2. Exclusion of Excise Duty as Capital Receipt in Computing Total Income:
The assessee's manufacturing units in Himachal Pradesh were eligible for 100% excise duty exemption under a government scheme aimed at promoting industrialization in backward areas. The assessee claimed that the excise duty exemption amounting to Rs. 19,25,59,001 should be treated as a capital receipt, not chargeable to tax. The Tribunal referred to several judicial precedents, including the Supreme Court's decisions in CIT vs. Ponni Sugars & Chemicals Ltd. and Sahney Steel & Press Works Ltd., which established that subsidies aimed at encouraging industrial development are capital receipts. The Tribunal held that the excise duty exemption was indeed a capital receipt, as its purpose was to promote industrialization and employment in backward areas.

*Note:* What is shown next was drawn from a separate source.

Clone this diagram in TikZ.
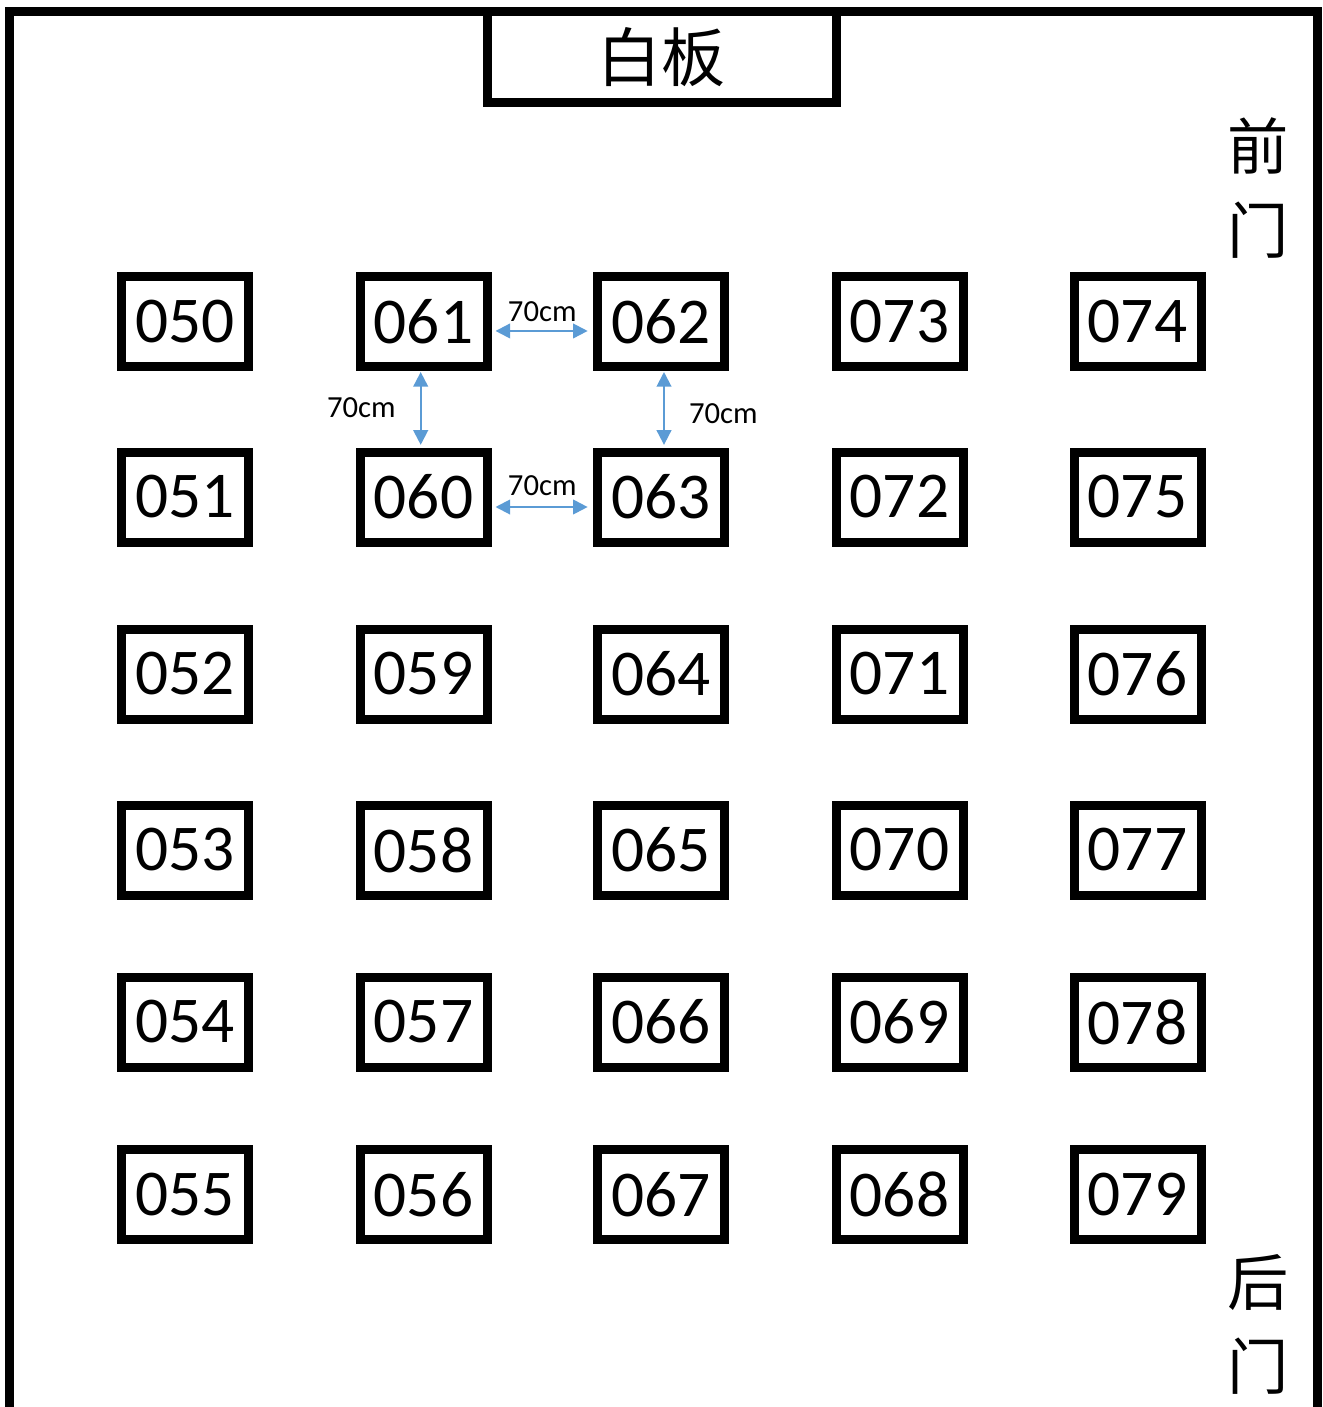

3. Exclusion of Excise Duty Exemption in Computing Book Profit Under Section 115JB:
The Tribunal also addressed whether the excise duty exemption should be excluded from the computation of book profit under Section 115JB for calculating Minimum Alternate Tax (MAT). The Tribunal cited various judicial pronouncements, including decisions from the Supreme Court and High Courts, which held that capital receipts should not be included in book profit calculations. The Tribunal concluded that the excise duty exemption, being a capital receipt, should be excluded from the book profit for MAT purposes. This decision aligned with the principle that MAT provisions should not tax receipts that are not income in nature.

4. Re-computation of Interest Under Section 244A:
Given the Tribunal's decision to allow the exclusion of the excise duty exemption from both total income and book profit, the interest under Section 244A needed to be recomputed. This re-computation would consider the adjustments made based on the Tribunal's rulings on the additional grounds raised by the assessee.

Conclusion:
The Tribunal allowed the appeal filed by the assessee, granting the claims for amortization of leasehold land and land development expenses, and excluding the excise duty exemption from both total income and book profit calculations. Consequently, the interest under Section 244A was to be recomputed in light of these adjustments.